Conventional wisdom says great power rivalry makes smaller neighbors vulnerable. As recently echoed by Singaporean Prime Minister Lee Hsien Loong, “When elephants fight, the grass suffers, but when they make love, the grass suffers also.” However, this conventional wisdom seems flawed in the case of the China-India rivalry for regional influence in Bangladesh. Instead of losing, the small South Asian country is reaping benefits.
In addition to Bangladesh’s pivotal geographical location on the contested Indian Ocean, it is one of the world’s fastest-growing economies and, with 160 million people, the eighth most populous country in the world. The size of the population, which signifies the size of the market, helps overshadow the small territorial size of this country. Bangladesh recently became eligible to graduate to developing country status by 2024. Still, development — both physical (large-scale infrastructure and military capabilities) and social (human resources and services) — is likely to persist as a dominant national priority for Bangladesh in the coming decades. Therefore, the country is keen to leverage the China-India rivalry in order to fulfill its growing demands for foreign direct investment (FDI) and beyond.
In Bangladeshi geopolitics, India has always been at the center while the United States has had leverage. Other regional powers such as China used to be on the periphery. Historically Bangladesh has more cultural and societal links with India. India, Pakistan, and Bangladesh are collectively known as a subcontinent. However, India’s hegemonic posture and coercive tactics created deep resentment among ordinary Bangladeshis, especially when contrasted with China’s model of noninterference in domestic affairs coupled with lavish spending.
China’s economic engagement with South Asian countries – with the exception of long-time partner Pakistan — only began to ramp up in the last two decades. In this short period of time, China has emerged as a top trade partner for Bangladesh. In 2015, China became Bangladesh’s top trading partner, knocking India out of the position it had held for 40 years. Imports from China represent 34 percent of Bangladesh’s total.
As a member of China’s Belt and Road Initiative, Bangladesh has seen an influx of Chinese investment in recent times. Beijing’s support of Bangladesh was evident in the 27 agreements for investments and loans signed by the two countries – worth some $24 billion – when President Xi Jinping visited in 2016. Along with an earlier $13.6 billion investment in joint ventures, those deals brought Chinese investment in Bangladesh to a total of $38 billion, the largest sum ever pledged to Bangladesh by a single country.
This large amount of Chinese investment in India’s most trusted, friendly neighbor made New Delhi feel it was falling behind. Therefore, in response, India announced $5 billion in loans for Bangladesh in 2017, which is the largest amount ever invested by India in Bangladesh.
As a rapidly developing economy Bangladesh is in dire need of investment, while China and India both see investment in Bangladesh as a way to extend their influence. Bangladesh is seizing the opportunity and using both China and India to fill its FDI deficit.
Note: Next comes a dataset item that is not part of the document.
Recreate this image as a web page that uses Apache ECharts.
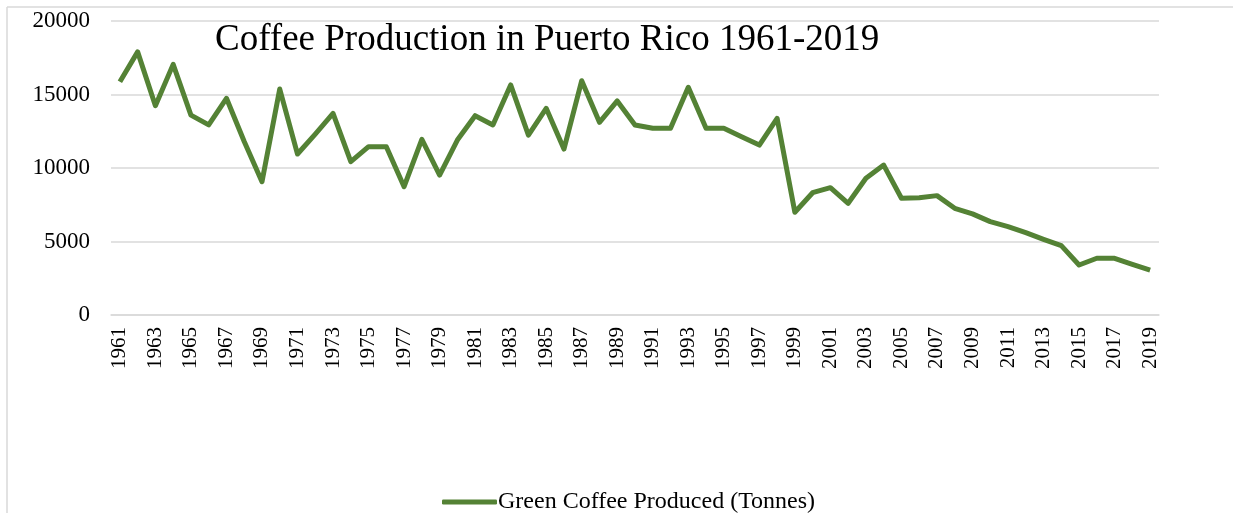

There is also a strong security dimension to these relationships. Bangladesh is surrounded by India on three sides, and their shared 4096-kilometer land border is the fifth-longest in the world. The Bay of Bengal, located to the south of Bangladesh, is a frontier that is watched over by the comparatively powerful Indian Navy. Bangladesh also has a maritime dispute with India in the strategic Bay of Bengal.
China has become Bangladesh’s top source for arms imports; and Dhaka likewise is China’s second-largest arms export destination in the world, behind Pakistan. Bangladesh accounts for 20 percent of all Chinese arms sales. Beijing has provided Dhaka with five maritime patrol vessels, two submarines, 16 fighter jets, and 44 tanks, as well as anti-ship and surface-to-air missiles. Most recently, in 2017 the Bangladesh Navy took delivery of two Chinese submarines at a minimum price. This agreement made India uncomfortable; thus New Delhi expressed interest in offering submarine training for the Bangladesh Navy. Again, while China and India seek to expand their influence in the Bay of Bengal, Bangladesh is using both to make necessary improvements to its military.
If the China-India strategic rivalry intensifies, both countries will double down on their approach to bringing strategically located Bangladesh into their own orbit. China, along with increasing investment, may also open its economy to billions of dollars in imports from Bangladesh, which will help the country to diversify its exports to a new destination beyond North America and Europe. On the Indian side, New Delhi may ramp up the diplomatic and cultural ties with Bangladesh. India and China will do their best to edge each other out in their competition for dominance in the Bay of Bengal and will try to squeeze an economically weak Bangladesh.
However, Bangladesh should be aware that both India and China will be primarily self-serving in their investments. To avoid being a passive victim of this geopolitical competition in the Bay of Bengal, Bangladesh should use its strategic piston tactfully. One way of getting the most out of India-China competition is to remain elusive, without showing a preference between the two giants. Maintaining good working relations with both India and China is crucial for an economically and infrastructurally weak Bangladesh.